London, The Leicester Galleries, Exhibition of Works by C.R.W. Nevinson, October - November 1919, no.4

Condition

Some very fine cracks are visible across the central band of the work. There is a small scratch and an artist's pinhole within the upper right corner. There is damp to the underside of the frame. Otherwise the work is in good overall condition. Under glass and held in a gilt wooden and plaster frame. Unexamined out of its frame. Inspection under ultraviolet light reveals no evidence of retouching.
"In response to your inquiry, we are pleased to provide you with a general report of the condition of the property described above. Since we are not professional conservators or restorers, we urge you to consult with a restorer or conservator of your choice who will be better able to provide a detailed, professional report. Prospective buyers should inspect each lot to satisfy themselves as to condition and must understand that any statement made by Sotheby's is merely a subjective, qualified opinion. Prospective buyers should also refer to any Important Notices regarding this sale, which are printed in the Sale Catalogue.
NOTWITHSTANDING THIS REPORT OR ANY DISCUSSIONS CONCERNING A LOT, ALL LOTS ARE OFFERED AND SOLD AS IS" IN ACCORDANCE WITH THE CONDITIONS OF BUSINESS PRINTED IN THE SALE CATALOGUE."

Catalogue Note

In the final stages of WWI and in the months that followed, Christopher Nevinson sought increasingly to move away from what he saw as the straightjacket of narrow modernist thinking. He claimed an artistic right to use differing vocabularies to suit each subject area-contending, in the introduction to his second exhibition at the Leicester Galleries, that a good painter could 'withstand the test of any technical method'. In the words of one historian, Nevinson post-war, 'divides the world up into units of experience, to each of which he assigns its appropriate art historical dialect'. D. Peters Corbett, The Modernity of English Art 1914-1930, Manchester University Press, 1997, p.152.

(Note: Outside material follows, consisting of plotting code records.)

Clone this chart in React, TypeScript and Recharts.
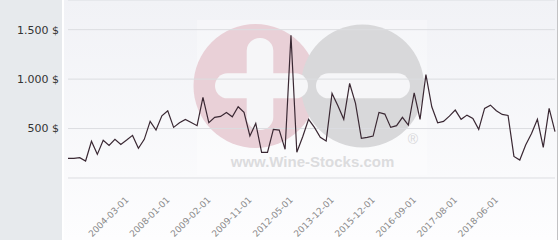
import React from 'react';
import { LineChart, Line, XAxis, YAxis, CartesianGrid } from 'recharts';

// auction prices
const prices = [
  199, 199, 205, 172, 371, 239, 381, 330, 391, 340,
  384, 431, 300, 391, 573, 485, 629, 680, 512, 559,
  593, 562, 529, 815, 559, 613, 623, 663, 619, 720,
  663, 425, 552, 260, 260, 492, 485, 290, 1444, 260,
  417, 593, 512, 411, 374, 855, 730, 593, 956, 754,
  401, 411, 424, 663, 646, 512, 529, 613, 535, 862,
  593, 1045, 720, 559, 573, 626, 687, 593, 636, 603,
  492, 704, 737, 680, 643, 633, 218, 182, 333, 451,
  593, 310, 704, 468,
];

const tickIndex = [10, 17, 24, 31, 38, 45, 52, 59, 66, 73];
const tickLabels = [
  '2004-03-01', '2008-01-01', '2009-02-01', '2009-11-01', '2012-05-01',
  '2013-12-01', '2015-12-01', '2016-09-01', '2017-08-01', '2018-06-01',
];
const yTicks = [0, 500, 1000, 1500];

const data = prices.map((price, i) => ({ i, price }));

const fmtPrice = (v: number) => {
  if (v === 0) return '';
  if (v < 1000) return `${v} $`;
  return `${Math.floor(v / 1000)}.${String(v % 1000).padStart(3, '0')} $`;
};

const fmtDate = (v: number) => tickLabels[tickIndex.indexOf(v)] ?? '';

const Watermark = () => (
  <svg width={560} height={240} style={{ position: 'absolute', left: 0, top: 0 }}>
    <rect x={197} y={20} width={230} height={155} fill="#ffffff" opacity={0.3} />
    <circle cx={255.5} cy={86} r={62} fill="#e9d0d7" />
    <circle cx={362.5} cy={86} r={61.5} fill="#d8d8da" />
    <rect x={246.7} y={38} width={26.6} height={92} rx={13} fill="#f6f6f8" />
    <rect x={215} y={73.3} width={93} height={25} rx={12.5} fill="#f6f6f8" />
    <rect x={316} y={73.3} width={94} height={25} rx={12.5} fill="#f6f6f8" />
    <text x={312.5} y={166.5} textAnchor="middle" fontFamily="Liberation Sans, Arial" fontWeight="bold" fontSize={15} fill="#dcdcde">
      www.Wine-Stocks.com
    </text>
    <text x={413} y={143.5} textAnchor="middle" fontFamily="Liberation Sans, Arial" fontSize={14} fill="#d8d8da">
      ®
    </text>
  </svg>
);

export default function App() {
  return (
    <div style={{ position: 'absolute', left: 0, top: 0, width: 560, height: 240, fontFamily: 'DejaVu Sans', background: '#fff' }}>
      <div style={{ position: 'absolute', left: 0, top: 0, width: 62, height: 240, background: '#e7eaed' }} />
      <div style={{ position: 'absolute', left: 64, top: 0, width: 493, height: 240, background: 'linear-gradient(#f1f2f6, #fdfdfe)' }} />
      <div style={{ position: 'absolute', left: 557, top: 0, width: 1, height: 240, background: '#c2c2c4' }} />
      <Watermark />
      <div style={{ position: 'absolute', left: 0, top: 0 }}>
        <LineChart width={560} height={240} data={data} margin={{ top: 0, right: 5, left: 0, bottom: 0 }}>
          <CartesianGrid vertical={false} stroke="#dcdde1" />
          <XAxis
            type="number"
            dataKey="i"
            domain={[0, prices.length - 1]}
            ticks={tickIndex}
            interval={0}
            tickFormatter={fmtDate}
            angle={-45}
            textAnchor="end"
            height={62}
            axisLine={false}
            tickLine={false}
            tickSize={0}
            tickMargin={18}
            tick={{ fontSize: 9, fill: '#8a8a8a', dx: -2 }}
          />
          <YAxis
            type="number"
            domain={[0, 1800]}
            ticks={yTicks}
            interval={0}
            tickFormatter={fmtPrice}
            width={68}
            axisLine={false}
            tickLine={false}
            tickSize={0}
            tickMargin={9}
            tick={{ fontSize: 11, fill: '#333' }}
          />
          <Line
            type="linear"
            dataKey="price"
            stroke="#3a2833"
            strokeWidth={1.2}
            dot={false}
            isAnimationActive={false}
          />
        </LineChart>
      </div>
    </div>
  );
}
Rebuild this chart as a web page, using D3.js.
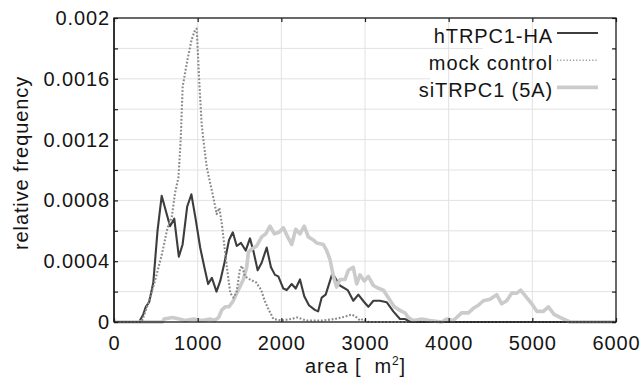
<!DOCTYPE html>
<html>
<head>
<meta charset="utf-8">
<script src="https://cdn.jsdelivr.net/npm/d3@7"></script>
<style>
  html, body { margin: 0; padding: 0; background: #fff; }
  svg text { font-family: "Liberation Sans", Arial, Helvetica, sans-serif; fill: #151515; }
</style>
</head>
<body>
<svg id="chart" width="643" height="381"></svg>
<script>
// ---- data ----
const seriesNames = ["hTRPC1-HA", "mock control", "siTRPC1 (5A)"];

const htrpcX = [0, 300, 350, 380, 420, 470, 520, 570, 620, 670, 720, 775, 820, 875, 925, 975, 1030, 1080, 1125, 1170, 1225, 1270, 1320, 1375, 1420, 1467, 1518, 1574, 1625, 1665, 1717, 1765, 1825, 1876, 1924, 1964, 2024, 2064, 2124, 2172, 2223, 2274, 2330, 2400, 2440, 2482, 2530, 2610, 2700, 2793, 2860, 2920, 2992, 3040, 3100, 3179, 3259, 3338, 3418, 3478, 3550, 6000];
const htrpcY = [0, 0, 0.00005, 0.0001, 0.00013, 0.00026, 0.0006, 0.00083, 0.00073, 0.00063, 0.00068, 0.00043, 0.00051, 0.00076, 0.00084, 0.00068, 0.00049, 0.00036, 0.00025, 0.00029, 0.0002, 0.00027, 0.00039, 0.00054, 0.00059, 0.0005, 0.00052, 0.00047, 0.00055, 0.00047, 0.00034, 0.00039, 0.00049, 0.00036, 0.00031, 0.0003, 0.00022, 0.00021, 0.00025, 0.00022, 0.00028, 0.00017, 0.00011, 0.00008, 0.00007, 0.00016, 0.00018, 0.00032, 0.00024, 0.00021, 0.00014, 0.00018, 0.00013, 0.0001, 0.00014, 0.00014, 0.00013, 0.00007, 0.00002, 0.00002, 0, 0];

const mockX = [0, 330, 370, 430, 490, 570, 640, 690, 730, 770, 797, 821, 876, 929, 968, 988, 1000, 1020, 1048, 1068, 1108, 1147, 1187, 1227, 1260, 1290, 1347, 1390, 1430, 1466, 1506, 1530, 1566, 1625, 1700, 1760, 1800, 1850, 1905, 2000, 2124, 2184, 2244, 2300, 2500, 2641, 2761, 2841, 2901, 2940, 2980, 3040, 6000];
const mockY = [0, 0, 0.00006, 0.00016, 0.00027, 0.00044, 0.00062, 0.00069, 0.00085, 0.00095, 0.0012, 0.00155, 0.00172, 0.00186, 0.00192, 0.00193, 0.0018, 0.00157, 0.0013, 0.0012, 0.00102, 0.00092, 0.00082, 0.00071, 0.00075, 0.00064, 0.00037, 0.00019, 0.00016, 0.0002, 0.00035, 0.00037, 0.0003, 0.00028, 0.00026, 0.00021, 0.00014, 0.00008, 0.00002, 0.00001, 0.00002, 0.00003, 0.00002, 0.00001, 0.00001, 0.00002, 0.000035, 0.00005, 0.00003, 0.00001, 0.00002, 0, 0];

const siX = [0, 580, 600, 700, 780, 850, 950, 1050, 1150, 1200, 1250, 1290, 1330, 1375, 1426, 1486, 1546, 1586, 1606, 1646, 1705, 1765, 1813, 1865, 1916, 1972, 2024, 2076, 2124, 2172, 2223, 2274, 2322, 2382, 2422, 2502, 2542, 2582, 2622, 2661, 2701, 2761, 2801, 2860, 2901, 2940, 2992, 3040, 3100, 3168, 3219, 3279, 3350, 3438, 3478, 3518, 3578, 3677, 3777, 3917, 3976, 4056, 4155, 4235, 4295, 4355, 4415, 4494, 4574, 4634, 4694, 4754, 4814, 4861, 4933, 4993, 5053, 5132, 5192, 5260, 5330, 5450, 6000];
const siY = [0, 0, 0.00002, 0.00003, 0.00002, 0.00001, 0.00002, 0.00001, 0.00002, 0.00001, 0.00003, 0.00008, 0.0001, 0.0001, 0.00014, 0.00021, 0.00028, 0.00036, 0.00046, 0.00048, 0.0005, 0.00056, 0.00058, 0.00063, 0.00058, 0.00059, 0.00062, 0.00056, 0.00051, 0.00061, 0.00058, 0.00063, 0.00056, 0.00054, 0.00052, 0.00051, 0.00047, 0.00041, 0.0003, 0.00023, 0.00028, 0.00028, 0.00034, 0.00036, 0.00025, 0.00031, 0.00027, 0.0003, 0.00024, 0.00022, 0.00021, 0.00016, 0.0001, 0.00007, 0.00006, 0.00003, 0.00001, 0.00002, 0.00001, 0, 0.00002, 0.00001, 0.00006, 0.00006, 0.00009, 0.00011, 0.00014, 0.00015, 0.00018, 0.00012, 0.00014, 0.00019, 0.00019, 0.00021, 0.00016, 0.00012, 0.00007, 0.00007, 0.0001, 0.00005, 0.00003, 0, 0];

const xTicks = [0, 1000, 2000, 3000, 4000, 5000, 6000];
const yTicks = [0, 0.0004, 0.0008, 0.0012, 0.0016, 0.002];
const yTickLabels = ["0", "0.0004", "0.0008", "0.0012", "0.0016", "0.002"];
const yMinorTicks = [0, 0.0002, 0.0004, 0.0006, 0.0008, 0.001, 0.0012, 0.0014, 0.0016, 0.0018, 0.002];

// ---- layout ----
const W = 643, H = 381;
const m = { left: 114, right: 27, top: 18, bottom: 59 };
const pw = W - m.left - m.right, ph = H - m.top - m.bottom;
const svg = d3.select("#chart");
const g = svg.append("g").attr("transform", `translate(${m.left},${m.top})`);

const x = d3.scaleLinear().domain([0, 6000]).range([0, pw]);
const y = d3.scaleLinear().domain([0, 0.002]).range([ph, 0]);

const FS = 20, LS = "0.9px";

// gridlines: horizontal
g.append("g").selectAll("line").data(yMinorTicks.slice(1, -1)).join("line")
  .attr("x1", 0).attr("x2", pw)
  .attr("y1", d => y(d)).attr("y2", d => y(d))
  .attr("stroke", "#e2e2e2").attr("stroke-width", 1);

// legend background (hides part of horizontal grid)
g.append("rect").attr("x", 483 - m.left).attr("y", 22 - m.top).attr("width", 130).attr("height", 28).attr("fill", "#fff");
g.append("rect").attr("x", 430 - m.left).attr("y", 50 - m.top).attr("width", 183).attr("height", 31).attr("fill", "#fff");

// gridlines: vertical
g.append("g").selectAll("line").data(xTicks.slice(1, -1)).join("line")
  .attr("x1", d => x(d)).attr("x2", d => x(d))
  .attr("y1", 0).attr("y2", ph)
  .attr("stroke", "#e2e2e2").attr("stroke-width", 1);

// series
const series = [
  { name: seriesNames[0], xs: htrpcX, ys: htrpcY, color: "#3d3d3d", width: 2.1, dash: null },
  { name: seriesNames[2], xs: siX, ys: siY, color: "#cbcbcb", width: 3.6, dash: null },
  { name: seriesNames[1], xs: mockX, ys: mockY, color: "#8a8a8a", width: 2.1, dash: "1.8,1.8" }
];
const line = d3.line().x(d => x(d[0])).y(d => y(d[1]));
series.forEach(s => {
  const pts = s.xs.map((v, i) => [v, s.ys[i]]);
  g.append("path").datum(pts).attr("d", line)
    .attr("fill", "none").attr("stroke", s.color).attr("stroke-width", s.width)
    .attr("stroke-linejoin", "round")
    .attr("stroke-dasharray", s.dash);
});

// frame
g.append("rect").attr("x", 0).attr("y", 0).attr("width", pw).attr("height", ph)
  .attr("fill", "none").attr("stroke", "#1a1a1a").attr("stroke-width", 1.3);
g.append("line").attr("x1", 0).attr("x2", 0).attr("y1", 0).attr("y2", ph)
  .attr("stroke", "#333").attr("stroke-width", 2);

// axes with inward ticks
const yAxisL = d3.axisLeft(y).tickValues(yMinorTicks).tickSize(-4).tickFormat("");
const yAxisR = d3.axisRight(y).tickValues(yMinorTicks).tickSize(-4).tickFormat("");
const xAxisB = d3.axisBottom(x).tickValues(xTicks).tickSize(-4).tickFormat("");
const xAxisT = d3.axisTop(x).tickValues(xTicks).tickSize(-4).tickFormat("");
[[yAxisL, `translate(0,0)`], [yAxisR, `translate(${pw},0)`], [xAxisB, `translate(0,${ph})`], [xAxisT, `translate(0,0)`]].forEach(([ax, tr]) => {
  const a = g.append("g").attr("transform", tr).call(ax);
  a.select(".domain").remove();
  a.selectAll(".tick line").attr("stroke", "#1a1a1a").attr("stroke-width", 1.2);
});

// tick labels
g.append("g").selectAll("text").data(yTicks).join("text")
  .attr("x", -4).attr("y", d => y(d) + 7)
  .attr("text-anchor", "end").attr("font-size", FS).style("letter-spacing", LS)
  .text((d, i) => yTickLabels[i]);
g.append("g").selectAll("text").data(xTicks).join("text")
  .attr("x", d => x(d) + 0.5).attr("y", ph + 28)
  .attr("text-anchor", "middle").attr("font-size", FS).style("letter-spacing", LS)
  .text(d => String(d));

// axis titles
svg.append("text").attr("transform", `translate(28,${m.top + ph / 2 - 7}) rotate(-90)`)
  .attr("text-anchor", "middle").attr("font-size", FS).style("letter-spacing", LS)
  .text("relative frequency");
const xt = svg.append("text").attr("x", 305).attr("y", 373)
  .attr("font-size", FS).style("letter-spacing", LS);
xt.append("tspan").text("area [\u00a0\u00a0m");
xt.append("tspan").attr("font-size", 12).attr("dy", -8).text("2");
xt.append("tspan").attr("dy", 8).text("]");

// legend
const legendOrder = [
  { name: seriesNames[0], color: "#3d3d3d", width: 2, dash: null },
  { name: seriesNames[1], color: "#9a9a9a", width: 1.5, dash: "1.2,2" },
  { name: seriesNames[2], color: "#cbcbcb", width: 3.6, dash: null }
];
const lg = svg.append("g");
legendOrder.forEach((s, i) => {
  const by = 43 + i * 27.2;
  lg.append("text").attr("x", 553).attr("y", by).attr("text-anchor", "end")
    .attr("font-size", FS).style("letter-spacing", LS).text(s.name);
  lg.append("line").attr("x1", 557).attr("x2", 598).attr("y1", by - 10).attr("y2", by - 10)
    .attr("stroke", s.color).attr("stroke-width", s.width).attr("stroke-dasharray", s.dash);
});
</script>
</body>
</html>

'February' was one of the range of new works featured in Nevinson's diverse 'Peace Show' of 1919 - his third individual event at the Leicester Galleries, and is amongst the first natural landscape works exhibited by the artsit. In 'February', the sombre and limited palette that had typified his painting during the war years has been replaced by vibrant colour - in keeping with a post-war stance that rejected the concerns of the avant-garde and, amongst other forceful assertions, 'declared for colour as an eternal that would outlast mere movements'. Ian Jeffrey, C.R.W. Nevinson: Artist celebrity, Cambridge, 1998.